Seventh Circuit Reverses an FDC Act Food Felony Conviction:
March 23, 2009By Riëtte van Laack & J.P. Ellison –
The Seventh Circuit’s March 12, 2009 decision in United States v. Farinella starkly shows what can happen when, as the court concluded, a prosecutor relies on bad facts for the government and combines that with no controlling law, an ineffective government expert witness, and questionable courtroom conduct. [link to decision]. In Farinella, this unfortunate combination resulted in an order directing a judgment of acquittal and a five-page broadside attack on the entire prosecution case.
Briefly, the case involved a criminal prosecution arising from a defendant changing the “best when purchased by” date on salad dressing by about 18 months before selling the salad dressing to discount stores. A jury convicted the defendant of wire fraud and introducing a misbranded food into interstate commerce with intent to defraud or mislead. The district court judge had earlier sentenced the defendant to five year probation, a fine, and forfeit of more than $400,000 for his “gain” from his sales of the relabeled product. The defendant appealed and the government cross-appealed. In a sharply worded opinion by Judge Posner, the Seventh Circuit reversed and directed an acquittal on all counts.
From reading the opinion, it seems that the appellate court was particularly disturbed by the lack of a record evidence to support the government’s theory of the case and by the lead prosecutor’s conduct. The opinion correctly observes that “best when purchased by” labeling is not required and neither the Food, Drug, and Cosmetic Act (“FDC Act”) nor FDA regulations address such labeling. Thus, the charge of misbranding could only stand if re-labeling of the product was false or misleading as a matter of law.
The Court concluded that a shelf stable product such as the salad dressing was edible for years after it has been manufactured. Without any evidence, the prosecutor implied that the product was deteriorated and tasted “foul [and] rancid” after the “best when purchased by” date. Moreover, the prosecution presented no evidence that consumers were misled by the change of the “best when purchased by” date or that there was a uniform food industry understanding of the meaning of “best when purchased by” date. Nevertheless, without any citation to a law or regulation or some written document, FDA’s expert witness offered testimony implying that a change of the “best by date” required FDA approval. As the Court of Appeals pointed out “to prove a person guilty of having made a fraudulent representation, a jury must be given evidence about the meaning . . . of the representation claimed to be fraudulent.” The appellate court found no such admissible evidence.
Presumably, because he was so distressed by the government’s case, Judge Posner’s decision does not provide much guidance about what may constitute criminal misbranding of a food. In this regard, it is worth noting that under section 201 (n) of the FDC Act, it states that “in determining whether the labeling . . . is misleading there shall be taken into account . . . the extent to which the labeling . . . fails to reveal facts material in light of such representations.”

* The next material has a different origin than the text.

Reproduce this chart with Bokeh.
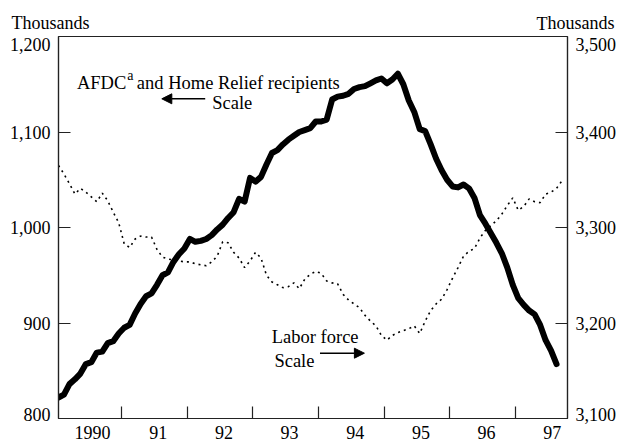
from bokeh.plotting import figure
from bokeh.models import (Range1d, LinearAxis, FixedTicker, Label, Arrow, NormalHead)
from bokeh.embed import file_html
from bokeh.resources import INLINE

# ---------------- data (thousands), monthly from January 1990 ----------------
afdc_home_relief = [
    822, 825, 836, 841, 847, 857, 859, 869, 870, 879, 881, 889,
    895, 898, 910, 920, 928, 931, 940, 950, 953, 964, 972, 978,
    988, 985, 986, 988, 992, 998, 1003, 1010, 1016, 1030, 1027, 1052,
    1048, 1053, 1066, 1078, 1081, 1087, 1092, 1096, 1100, 1102, 1104, 1111,
    1111, 1113, 1134, 1137, 1138, 1140, 1145, 1147, 1148, 1151, 1154, 1156,
    1151, 1155, 1161, 1150, 1133, 1121, 1103, 1101, 1087, 1072, 1060, 1050,
    1043, 1042, 1045, 1041, 1031, 1013, 1004, 994, 984, 973, 958, 940,
    926, 919, 913, 909, 898, 882, 871, 857,
]
labor_force = [
    3365, 3356, 3346, 3335, 3341, 3337, 3332, 3327, 3336, 3328, 3316, 3305,
    3283, 3279, 3288, 3291, 3290, 3290, 3277, 3269, 3267, 3266, 3265, 3264,
    3264, 3262, 3261, 3260, 3264, 3270, 3285, 3284, 3274, 3268, 3258, 3265,
    3274, 3268, 3250, 3243, 3240, 3237, 3238, 3242, 3236, 3246, 3251, 3254,
    3252, 3244, 3242, 3241, 3230, 3224, 3220, 3216, 3208, 3202, 3197, 3187,
    3182, 3187, 3190, 3192, 3194, 3197, 3189, 3202, 3213, 3220, 3225, 3235,
    3247, 3258, 3270, 3275, 3278, 3289, 3297, 3302, 3307, 3314, 3323, 3331,
    3318, 3322, 3330, 3327, 3326, 3335, 3337, 3341, 3349,
]
years = [1990, 1991, 1992, 1993, 1994, 1995, 1996, 1997]
year_labels = ["1990", "91", "92", "93", "94", "95", "96", "97"]
left_ticks = [800, 900, 1000, 1100, 1200]
right_ticks = [3100, 3200, 3300, 3400, 3500]
unit_caption = "Thousands"

START = 1990


def month_x(i):
    return START + (i + 0.5) / 12.0


x_afdc = [month_x(i) for i in range(len(afdc_home_relief))]
x_lab = [month_x(i) for i in range(len(labor_force))]

X0, X1 = month_x(0), month_x(93)
Y0, Y1 = 800, 1200
R0, R1 = 3100, 3500

FONT = "Liberation Serif"
INK = "#000000"
AX = "#222222"

# frame edges in page pixels
FL, FR, FT, FB = 58.0, 568.0, 36.0, 418.0
W, H = 619, 445

p = figure(width=W, height=H, output_backend="svg", toolbar_location=None,
           x_range=Range1d(X0, X1), y_range=Range1d(Y0, Y1),
           min_border_left=int(FL), min_border_right=int(W - FR),
           min_border_top=int(FT), min_border_bottom=int(H - FB),
           x_axis_location=None, y_axis_location=None)
p.extra_y_ranges = {"lf": Range1d(R0, R1)}
p.xgrid.visible = False
p.ygrid.visible = False
p.outline_line_color = AX
p.outline_line_width = 1.2
p.background_fill_color = "white"
p.border_fill_color = "white"


def dx(px):
    return X0 + (px - FL) / (FR - FL) * (X1 - X0)


def dy(py):
    return Y1 - (py - FT) / (FB - FT) * (Y1 - Y0)


def style_axis(ax):
    ax.axis_line_color = AX
    ax.axis_line_width = 1.2
    ax.major_tick_line_color = None          # labels sit on (hidden) major ticks
    ax.minor_tick_line_color = AX            # visible inward ticks are minor ticks
    ax.minor_tick_line_width = 1.2
    ax.minor_tick_in = 12
    ax.minor_tick_out = 0
    ax.major_tick_in = 0
    ax.major_tick_out = 0
    ax.major_label_text_font = FONT
    ax.major_label_text_font_size = "18px"
    ax.major_label_text_color = INK
    ax.major_label_standoff = 8


def fmt(v):
    return f"{v:,}"


# edge labels are nudged inside the frame, as in the original (shift in px)
nudge = {0: -4.0, 4: 7.5}
px_per_unit = (FB - FT) / (Y1 - Y0)

left_pos = [t - nudge.get(i, 0.0) / px_per_unit for i, t in enumerate(left_ticks)]
yl = LinearAxis(ticker=FixedTicker(ticks=left_pos, minor_ticks=left_ticks[1:-1]),
                major_label_overrides={pos: fmt(t) for pos, t in zip(left_pos, left_ticks)})
style_axis(yl)
p.add_layout(yl, "left")

right_pos = [t - nudge.get(i, 0.0) / px_per_unit for i, t in enumerate(right_ticks)]
yr = LinearAxis(y_range_name="lf",
                ticker=FixedTicker(ticks=right_pos, minor_ticks=right_ticks[1:-1]),
                major_label_overrides={pos: fmt(t) for pos, t in zip(right_pos, right_ticks)})
style_axis(yr)
p.add_layout(yr, "right")

# bottom axis: year labels inside each year, ticks at year boundaries
label_pos = [y + 0.56 for y in years]
xb = LinearAxis(ticker=FixedTicker(ticks=label_pos, minor_ticks=years[1:]),
                major_label_overrides=dict(zip(label_pos, year_labels)))
style_axis(xb)
xb.major_label_standoff = 7
p.add_layout(xb, "below")


# unit captions over the two value axes, both on one row in the top border:
# a near-zero label angle makes Bokeh anchor the caption at its start
# (positive angle, right caption) or its end (negative angle, left caption)
def caption_axis(pos, angle, standoff):
    ax = LinearAxis(ticker=FixedTicker(ticks=[pos], minor_ticks=[]),
                    major_label_overrides={pos: unit_caption})
    style_axis(ax)
    ax.axis_line_color = None
    ax.minor_tick_line_color = None
    ax.major_label_orientation = angle
    ax.major_label_standoff = standoff
    p.add_layout(ax, "above")


caption_axis(dx(537.0), 1e-4, 13)    # inner row: right caption (starts at 537 px)
caption_axis(dx(89.0), -1e-4, -23)   # outer row: left caption (ends at 89 px)

# series
p.line(x=x_lab, y=labor_force, y_range_name="lf", line_color=INK,
       line_width=1.6, line_dash="2 4")
p.line(x=x_afdc, y=afdc_home_relief, line_color=INK, line_width=6,
       line_join="round", line_cap="round")


# ---- annotations (placed by page pixel position inside the frame) ----
def lab(text, px, py, size="18.5px", align="left"):
    p.add_layout(Label(x=dx(px), y=dy(py), text=text, text_font=FONT,
                       text_font_size=size, text_color=INK, text_align=align,
                       text_baseline="alphabetic"))


lab("AFDC", 76.5, 82.3)
lab("a", 127.0, 74.5, size="14px")
lab("and Home Relief recipients", 136.5, 82.3)
lab("Scale", 212.0, 102.5)
p.add_layout(Arrow(x_start=dx(205), y_start=dy(98.3), x_end=dx(161.5), y_end=dy(98.3),
                   line_color=INK, line_width=1.5,
                   end=NormalHead(size=10, fill_color=INK, line_color=INK, line_width=1)))

lab("Labor force", 271.7, 336.7)
lab("Scale", 274.3, 360.0)
p.add_layout(Arrow(x_start=dx(320), y_start=dy(352.7), x_end=dx(364.5), y_end=dy(352.7),
                   line_color=INK, line_width=1.5,
                   end=NormalHead(size=10, fill_color=INK, line_color=INK, line_width=1)))

open("out.html", "w").write(file_html(p, INLINE))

According to FDA, “food can be safe forever from a foodborne-illness standpoint – but if shelf-stable food has been on the shelf for an extended period of time, you might not want to eat it because the quality may not be good . . . . FDA does not require an expiration date for shelf-stable foods, since the storage time for these foods is a quality issue, not a food safety concern.”
Judge Posner noted that there was no evidence that the re-labeling posed a threat to human safety. However, many food fraud adulteration and misbranding convictions have involved no threat to human safety. The decision also makes much of the fact that an FDA employee called at as an expert witness “was not just improper and inadmissible but incoherent.” The Court’s opinion excoriated the prosecutor by name. Its displeasure with the prosecutor’s tactics may well have dictated the outcome of the case.